■ PROBLEM TO SOLVE
The material below includes pictures; leave them out and return only the lines between the line containing "Clone this chart in seaborn and matplotlib." and the line containing "import seaborn as sns", inclusive, word for word.

■ Plotting code records
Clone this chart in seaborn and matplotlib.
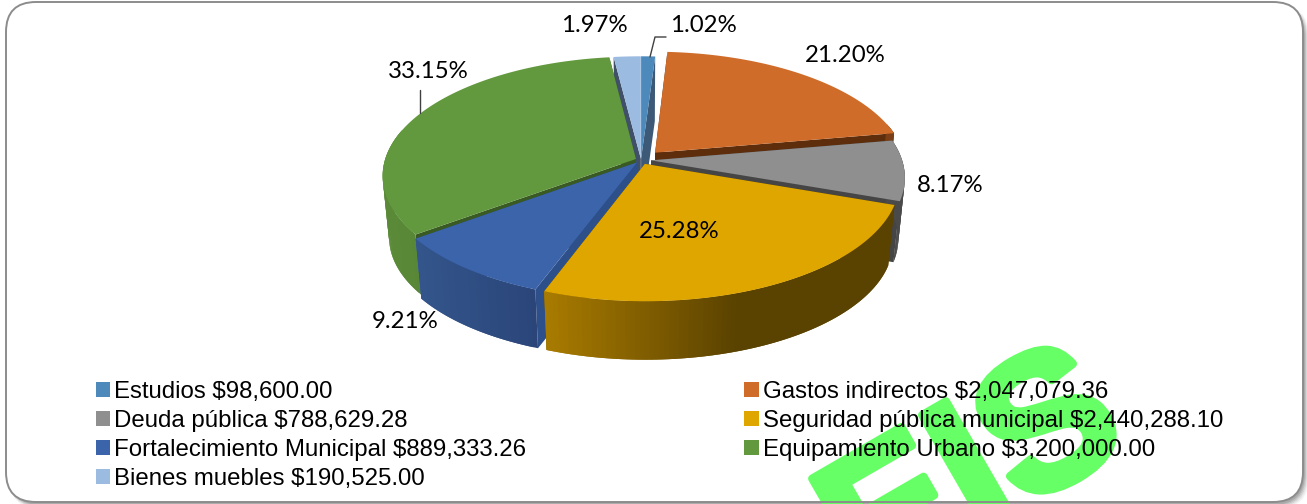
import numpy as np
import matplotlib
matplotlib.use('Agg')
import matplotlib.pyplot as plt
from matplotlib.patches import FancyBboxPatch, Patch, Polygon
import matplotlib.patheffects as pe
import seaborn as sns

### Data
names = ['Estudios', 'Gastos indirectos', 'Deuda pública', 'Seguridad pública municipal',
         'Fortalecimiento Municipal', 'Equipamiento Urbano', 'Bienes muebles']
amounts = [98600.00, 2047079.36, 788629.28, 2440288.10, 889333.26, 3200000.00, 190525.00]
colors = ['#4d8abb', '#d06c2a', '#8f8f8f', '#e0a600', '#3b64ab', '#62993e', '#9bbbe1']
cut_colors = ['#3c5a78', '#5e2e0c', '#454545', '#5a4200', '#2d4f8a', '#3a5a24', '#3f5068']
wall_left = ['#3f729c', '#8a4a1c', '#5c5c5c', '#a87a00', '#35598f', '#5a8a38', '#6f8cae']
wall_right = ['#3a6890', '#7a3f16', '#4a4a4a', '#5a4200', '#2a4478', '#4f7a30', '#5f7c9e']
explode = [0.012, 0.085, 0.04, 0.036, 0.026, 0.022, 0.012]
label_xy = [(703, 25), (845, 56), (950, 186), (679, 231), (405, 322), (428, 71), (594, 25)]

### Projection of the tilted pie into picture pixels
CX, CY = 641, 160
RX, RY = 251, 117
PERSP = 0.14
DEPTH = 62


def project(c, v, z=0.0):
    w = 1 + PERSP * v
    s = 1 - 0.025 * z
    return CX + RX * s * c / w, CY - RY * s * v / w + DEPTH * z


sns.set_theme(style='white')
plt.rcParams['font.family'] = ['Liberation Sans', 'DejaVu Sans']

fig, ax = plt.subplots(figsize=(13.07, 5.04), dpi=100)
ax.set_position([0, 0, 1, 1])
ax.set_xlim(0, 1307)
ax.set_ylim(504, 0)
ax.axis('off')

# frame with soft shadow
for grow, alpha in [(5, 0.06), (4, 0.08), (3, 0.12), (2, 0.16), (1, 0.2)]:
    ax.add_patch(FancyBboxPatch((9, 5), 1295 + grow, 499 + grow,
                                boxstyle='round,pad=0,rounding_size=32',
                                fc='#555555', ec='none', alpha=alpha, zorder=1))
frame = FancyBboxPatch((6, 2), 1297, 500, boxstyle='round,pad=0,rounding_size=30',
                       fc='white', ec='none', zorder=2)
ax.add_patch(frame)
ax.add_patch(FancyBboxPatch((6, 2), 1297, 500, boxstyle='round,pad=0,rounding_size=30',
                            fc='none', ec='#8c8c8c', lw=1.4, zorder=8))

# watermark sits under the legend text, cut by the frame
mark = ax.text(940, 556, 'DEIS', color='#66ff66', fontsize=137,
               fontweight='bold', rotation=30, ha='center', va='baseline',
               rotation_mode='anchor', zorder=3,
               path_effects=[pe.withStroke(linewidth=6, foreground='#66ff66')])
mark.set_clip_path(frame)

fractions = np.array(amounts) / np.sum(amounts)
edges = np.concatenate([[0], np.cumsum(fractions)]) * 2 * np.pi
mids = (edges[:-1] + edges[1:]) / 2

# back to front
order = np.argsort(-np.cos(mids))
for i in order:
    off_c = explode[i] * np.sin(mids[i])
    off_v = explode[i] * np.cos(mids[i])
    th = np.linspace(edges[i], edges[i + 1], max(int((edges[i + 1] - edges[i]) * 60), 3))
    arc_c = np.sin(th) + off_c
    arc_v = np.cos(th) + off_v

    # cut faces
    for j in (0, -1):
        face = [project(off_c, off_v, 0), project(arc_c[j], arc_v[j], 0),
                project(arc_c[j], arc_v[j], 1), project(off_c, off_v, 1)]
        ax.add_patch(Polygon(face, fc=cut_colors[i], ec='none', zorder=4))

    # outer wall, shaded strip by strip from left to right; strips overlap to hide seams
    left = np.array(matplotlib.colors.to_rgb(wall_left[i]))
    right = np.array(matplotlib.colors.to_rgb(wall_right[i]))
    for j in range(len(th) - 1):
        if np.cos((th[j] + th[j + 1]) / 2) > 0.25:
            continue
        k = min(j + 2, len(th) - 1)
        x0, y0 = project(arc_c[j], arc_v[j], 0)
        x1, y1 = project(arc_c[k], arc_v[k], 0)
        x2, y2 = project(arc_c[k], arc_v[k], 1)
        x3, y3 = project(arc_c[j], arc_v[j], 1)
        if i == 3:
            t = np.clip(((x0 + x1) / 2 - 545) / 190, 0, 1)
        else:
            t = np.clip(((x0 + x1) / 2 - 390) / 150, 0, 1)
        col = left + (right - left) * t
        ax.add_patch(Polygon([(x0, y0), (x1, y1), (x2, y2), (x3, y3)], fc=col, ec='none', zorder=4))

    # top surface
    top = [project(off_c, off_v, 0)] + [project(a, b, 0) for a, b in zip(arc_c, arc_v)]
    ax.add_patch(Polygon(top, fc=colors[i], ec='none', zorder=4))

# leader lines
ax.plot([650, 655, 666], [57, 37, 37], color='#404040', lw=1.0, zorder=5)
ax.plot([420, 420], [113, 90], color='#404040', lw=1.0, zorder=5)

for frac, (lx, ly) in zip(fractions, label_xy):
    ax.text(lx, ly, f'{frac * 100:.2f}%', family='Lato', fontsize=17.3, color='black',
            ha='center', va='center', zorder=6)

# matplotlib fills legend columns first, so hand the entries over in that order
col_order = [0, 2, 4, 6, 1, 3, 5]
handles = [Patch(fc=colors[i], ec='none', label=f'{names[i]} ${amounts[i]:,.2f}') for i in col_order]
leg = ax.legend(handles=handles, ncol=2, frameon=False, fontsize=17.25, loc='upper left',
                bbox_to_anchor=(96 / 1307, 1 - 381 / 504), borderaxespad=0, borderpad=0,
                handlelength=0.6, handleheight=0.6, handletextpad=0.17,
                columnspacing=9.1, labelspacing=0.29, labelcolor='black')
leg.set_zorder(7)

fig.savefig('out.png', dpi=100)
* * *
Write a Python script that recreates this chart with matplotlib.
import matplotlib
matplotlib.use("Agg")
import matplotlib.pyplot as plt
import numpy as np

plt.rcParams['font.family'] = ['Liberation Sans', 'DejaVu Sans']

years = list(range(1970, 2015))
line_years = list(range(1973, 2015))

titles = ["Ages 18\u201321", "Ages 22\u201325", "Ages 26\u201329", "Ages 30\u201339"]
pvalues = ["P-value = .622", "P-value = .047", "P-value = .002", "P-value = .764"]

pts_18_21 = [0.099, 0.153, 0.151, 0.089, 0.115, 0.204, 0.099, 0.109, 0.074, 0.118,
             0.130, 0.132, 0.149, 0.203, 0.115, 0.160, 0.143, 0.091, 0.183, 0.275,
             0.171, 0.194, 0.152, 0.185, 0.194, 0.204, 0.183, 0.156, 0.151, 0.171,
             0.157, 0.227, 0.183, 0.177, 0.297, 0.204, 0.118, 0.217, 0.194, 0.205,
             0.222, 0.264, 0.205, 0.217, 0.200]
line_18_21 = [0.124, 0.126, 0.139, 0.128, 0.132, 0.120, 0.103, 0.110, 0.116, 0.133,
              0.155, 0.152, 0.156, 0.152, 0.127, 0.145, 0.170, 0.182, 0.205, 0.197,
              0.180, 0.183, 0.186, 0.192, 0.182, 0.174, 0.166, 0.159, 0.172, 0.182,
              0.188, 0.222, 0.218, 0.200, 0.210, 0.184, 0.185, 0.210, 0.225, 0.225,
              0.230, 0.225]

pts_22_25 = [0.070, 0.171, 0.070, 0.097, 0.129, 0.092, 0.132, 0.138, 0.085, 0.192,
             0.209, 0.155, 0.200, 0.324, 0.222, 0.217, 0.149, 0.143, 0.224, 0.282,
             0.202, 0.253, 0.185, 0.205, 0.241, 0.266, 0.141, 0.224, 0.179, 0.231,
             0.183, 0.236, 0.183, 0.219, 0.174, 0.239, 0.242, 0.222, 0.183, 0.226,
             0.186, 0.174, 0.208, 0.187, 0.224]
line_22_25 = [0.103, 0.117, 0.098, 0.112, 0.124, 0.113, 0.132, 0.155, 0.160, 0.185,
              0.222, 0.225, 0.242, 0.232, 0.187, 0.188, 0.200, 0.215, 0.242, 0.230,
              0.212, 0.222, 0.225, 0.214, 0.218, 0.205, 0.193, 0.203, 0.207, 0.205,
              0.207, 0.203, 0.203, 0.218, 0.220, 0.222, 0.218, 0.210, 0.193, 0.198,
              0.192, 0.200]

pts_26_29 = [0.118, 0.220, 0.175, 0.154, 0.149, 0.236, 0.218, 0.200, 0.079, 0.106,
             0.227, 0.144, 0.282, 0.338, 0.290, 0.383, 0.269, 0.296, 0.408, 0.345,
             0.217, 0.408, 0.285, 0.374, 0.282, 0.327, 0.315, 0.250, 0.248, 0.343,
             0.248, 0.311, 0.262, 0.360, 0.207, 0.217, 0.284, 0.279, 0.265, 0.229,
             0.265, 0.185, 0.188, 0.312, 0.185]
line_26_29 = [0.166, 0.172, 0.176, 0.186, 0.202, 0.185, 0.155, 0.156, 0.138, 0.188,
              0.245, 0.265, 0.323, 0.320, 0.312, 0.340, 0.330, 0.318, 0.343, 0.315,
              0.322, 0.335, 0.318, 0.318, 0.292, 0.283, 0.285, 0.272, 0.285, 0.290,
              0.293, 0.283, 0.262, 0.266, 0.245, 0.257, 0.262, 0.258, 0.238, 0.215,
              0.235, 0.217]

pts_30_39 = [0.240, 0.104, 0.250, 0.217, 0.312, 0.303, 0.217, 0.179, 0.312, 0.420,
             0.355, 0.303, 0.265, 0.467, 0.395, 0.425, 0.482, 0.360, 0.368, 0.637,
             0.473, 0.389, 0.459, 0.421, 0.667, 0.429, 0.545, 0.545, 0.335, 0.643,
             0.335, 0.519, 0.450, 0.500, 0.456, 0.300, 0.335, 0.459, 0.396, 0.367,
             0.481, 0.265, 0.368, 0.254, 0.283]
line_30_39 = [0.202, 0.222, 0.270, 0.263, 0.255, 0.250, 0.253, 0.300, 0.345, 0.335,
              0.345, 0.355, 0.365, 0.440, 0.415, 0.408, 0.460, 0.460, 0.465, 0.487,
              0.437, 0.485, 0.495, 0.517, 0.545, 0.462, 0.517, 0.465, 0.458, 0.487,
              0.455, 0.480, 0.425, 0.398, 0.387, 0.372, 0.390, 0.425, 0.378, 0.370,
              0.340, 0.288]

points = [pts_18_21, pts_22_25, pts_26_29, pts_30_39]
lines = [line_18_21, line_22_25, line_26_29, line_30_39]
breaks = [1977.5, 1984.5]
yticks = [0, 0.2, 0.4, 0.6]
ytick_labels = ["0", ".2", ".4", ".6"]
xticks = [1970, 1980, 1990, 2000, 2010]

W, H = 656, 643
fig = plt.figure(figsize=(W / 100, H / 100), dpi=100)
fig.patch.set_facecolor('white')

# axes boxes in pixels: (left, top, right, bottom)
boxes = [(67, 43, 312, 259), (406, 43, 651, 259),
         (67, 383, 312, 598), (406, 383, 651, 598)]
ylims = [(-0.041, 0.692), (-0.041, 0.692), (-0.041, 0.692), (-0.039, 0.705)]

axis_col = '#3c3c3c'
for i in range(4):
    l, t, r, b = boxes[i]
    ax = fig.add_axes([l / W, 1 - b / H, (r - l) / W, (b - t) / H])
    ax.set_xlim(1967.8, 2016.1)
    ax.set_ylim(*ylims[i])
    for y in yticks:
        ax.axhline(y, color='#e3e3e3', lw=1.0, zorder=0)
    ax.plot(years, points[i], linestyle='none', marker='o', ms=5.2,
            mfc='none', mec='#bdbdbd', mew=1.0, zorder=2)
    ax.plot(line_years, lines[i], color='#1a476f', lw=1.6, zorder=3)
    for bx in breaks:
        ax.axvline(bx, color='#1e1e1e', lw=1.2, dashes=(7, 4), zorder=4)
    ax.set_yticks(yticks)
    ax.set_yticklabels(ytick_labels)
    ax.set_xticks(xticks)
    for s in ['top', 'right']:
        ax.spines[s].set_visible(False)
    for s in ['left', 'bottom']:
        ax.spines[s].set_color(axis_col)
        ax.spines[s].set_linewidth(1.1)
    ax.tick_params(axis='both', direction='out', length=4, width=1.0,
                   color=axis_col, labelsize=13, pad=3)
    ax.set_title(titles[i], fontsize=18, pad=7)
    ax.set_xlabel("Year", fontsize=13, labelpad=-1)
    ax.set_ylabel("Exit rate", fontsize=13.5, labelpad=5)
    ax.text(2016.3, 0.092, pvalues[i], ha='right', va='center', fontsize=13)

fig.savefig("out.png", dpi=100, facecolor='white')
--
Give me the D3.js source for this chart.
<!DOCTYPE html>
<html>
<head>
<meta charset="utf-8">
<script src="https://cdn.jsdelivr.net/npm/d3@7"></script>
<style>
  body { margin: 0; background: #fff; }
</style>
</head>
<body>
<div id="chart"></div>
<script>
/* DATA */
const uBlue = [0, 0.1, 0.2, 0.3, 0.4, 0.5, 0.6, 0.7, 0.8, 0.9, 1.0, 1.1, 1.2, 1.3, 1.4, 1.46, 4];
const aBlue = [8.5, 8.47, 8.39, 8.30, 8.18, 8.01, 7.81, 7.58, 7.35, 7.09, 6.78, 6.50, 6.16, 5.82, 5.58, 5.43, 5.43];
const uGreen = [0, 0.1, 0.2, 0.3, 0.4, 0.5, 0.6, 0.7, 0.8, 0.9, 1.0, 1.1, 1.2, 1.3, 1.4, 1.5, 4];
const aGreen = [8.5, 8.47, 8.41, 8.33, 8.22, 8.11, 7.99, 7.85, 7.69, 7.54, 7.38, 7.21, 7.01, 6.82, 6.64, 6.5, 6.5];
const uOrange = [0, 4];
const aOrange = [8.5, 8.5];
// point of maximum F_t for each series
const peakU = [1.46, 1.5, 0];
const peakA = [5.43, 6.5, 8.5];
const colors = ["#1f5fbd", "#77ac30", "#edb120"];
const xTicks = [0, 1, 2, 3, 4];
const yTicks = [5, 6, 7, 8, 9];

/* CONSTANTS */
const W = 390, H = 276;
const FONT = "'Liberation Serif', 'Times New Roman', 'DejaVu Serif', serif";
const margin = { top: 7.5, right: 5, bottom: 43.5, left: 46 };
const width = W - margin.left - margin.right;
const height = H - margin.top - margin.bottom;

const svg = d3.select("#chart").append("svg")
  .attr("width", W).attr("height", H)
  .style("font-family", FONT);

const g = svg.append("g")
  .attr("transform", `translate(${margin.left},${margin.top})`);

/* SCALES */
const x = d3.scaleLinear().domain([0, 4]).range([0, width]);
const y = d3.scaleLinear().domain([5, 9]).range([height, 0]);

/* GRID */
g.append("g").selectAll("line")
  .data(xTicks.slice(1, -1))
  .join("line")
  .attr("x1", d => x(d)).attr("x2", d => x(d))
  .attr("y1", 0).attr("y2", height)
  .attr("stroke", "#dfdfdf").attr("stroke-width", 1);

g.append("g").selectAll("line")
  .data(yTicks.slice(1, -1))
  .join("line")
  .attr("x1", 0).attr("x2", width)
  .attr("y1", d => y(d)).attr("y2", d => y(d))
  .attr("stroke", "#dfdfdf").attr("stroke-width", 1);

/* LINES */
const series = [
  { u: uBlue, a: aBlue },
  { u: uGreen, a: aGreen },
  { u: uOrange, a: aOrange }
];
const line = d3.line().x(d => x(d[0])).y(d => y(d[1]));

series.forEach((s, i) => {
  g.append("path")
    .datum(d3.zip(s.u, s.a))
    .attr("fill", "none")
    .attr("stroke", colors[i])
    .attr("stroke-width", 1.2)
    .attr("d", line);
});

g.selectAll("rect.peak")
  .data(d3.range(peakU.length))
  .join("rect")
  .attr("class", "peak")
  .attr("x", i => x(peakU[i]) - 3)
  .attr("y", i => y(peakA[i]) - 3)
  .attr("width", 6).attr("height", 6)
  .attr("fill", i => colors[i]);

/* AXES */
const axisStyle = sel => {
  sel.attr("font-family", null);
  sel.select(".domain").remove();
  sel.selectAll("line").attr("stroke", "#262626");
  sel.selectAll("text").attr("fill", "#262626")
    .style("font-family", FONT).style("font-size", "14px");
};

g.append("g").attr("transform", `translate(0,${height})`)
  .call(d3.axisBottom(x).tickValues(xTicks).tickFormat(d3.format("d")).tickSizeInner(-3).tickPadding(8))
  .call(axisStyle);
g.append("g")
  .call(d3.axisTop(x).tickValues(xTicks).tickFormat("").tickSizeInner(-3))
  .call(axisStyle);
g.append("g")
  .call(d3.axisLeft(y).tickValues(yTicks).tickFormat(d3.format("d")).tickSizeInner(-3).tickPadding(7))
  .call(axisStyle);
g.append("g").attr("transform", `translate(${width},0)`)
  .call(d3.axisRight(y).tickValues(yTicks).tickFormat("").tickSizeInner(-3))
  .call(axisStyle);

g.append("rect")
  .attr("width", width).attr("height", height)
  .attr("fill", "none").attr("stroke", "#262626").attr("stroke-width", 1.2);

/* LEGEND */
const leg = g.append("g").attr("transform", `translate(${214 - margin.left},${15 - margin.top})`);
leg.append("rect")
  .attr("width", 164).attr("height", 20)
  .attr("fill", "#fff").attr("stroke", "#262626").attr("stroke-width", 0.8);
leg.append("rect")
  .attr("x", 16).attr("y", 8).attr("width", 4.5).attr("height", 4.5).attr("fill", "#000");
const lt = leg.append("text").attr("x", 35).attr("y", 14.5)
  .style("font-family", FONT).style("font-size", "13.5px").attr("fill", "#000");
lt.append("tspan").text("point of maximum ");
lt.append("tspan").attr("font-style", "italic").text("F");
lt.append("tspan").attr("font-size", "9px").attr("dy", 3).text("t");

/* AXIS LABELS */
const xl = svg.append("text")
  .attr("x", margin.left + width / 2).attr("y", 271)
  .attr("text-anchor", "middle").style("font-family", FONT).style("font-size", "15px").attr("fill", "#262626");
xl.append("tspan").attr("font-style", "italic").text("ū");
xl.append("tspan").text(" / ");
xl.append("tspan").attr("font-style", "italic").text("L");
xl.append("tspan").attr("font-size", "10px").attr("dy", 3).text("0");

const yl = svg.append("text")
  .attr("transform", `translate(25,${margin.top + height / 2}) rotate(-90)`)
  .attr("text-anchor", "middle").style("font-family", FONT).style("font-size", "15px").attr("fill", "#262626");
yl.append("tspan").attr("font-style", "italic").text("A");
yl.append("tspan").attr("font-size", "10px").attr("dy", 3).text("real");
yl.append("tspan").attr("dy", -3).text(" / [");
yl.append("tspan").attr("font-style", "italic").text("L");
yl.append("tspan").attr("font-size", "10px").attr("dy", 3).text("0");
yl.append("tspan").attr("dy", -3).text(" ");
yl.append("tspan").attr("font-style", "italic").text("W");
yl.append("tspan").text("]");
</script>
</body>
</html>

■ WRITTEN ANSWER
Clone this chart in seaborn and matplotlib.
import numpy as np
import matplotlib
matplotlib.use('Agg')
import matplotlib.pyplot as plt
from matplotlib.patches import FancyBboxPatch, Patch, Polygon
import matplotlib.patheffects as pe
import seaborn as sns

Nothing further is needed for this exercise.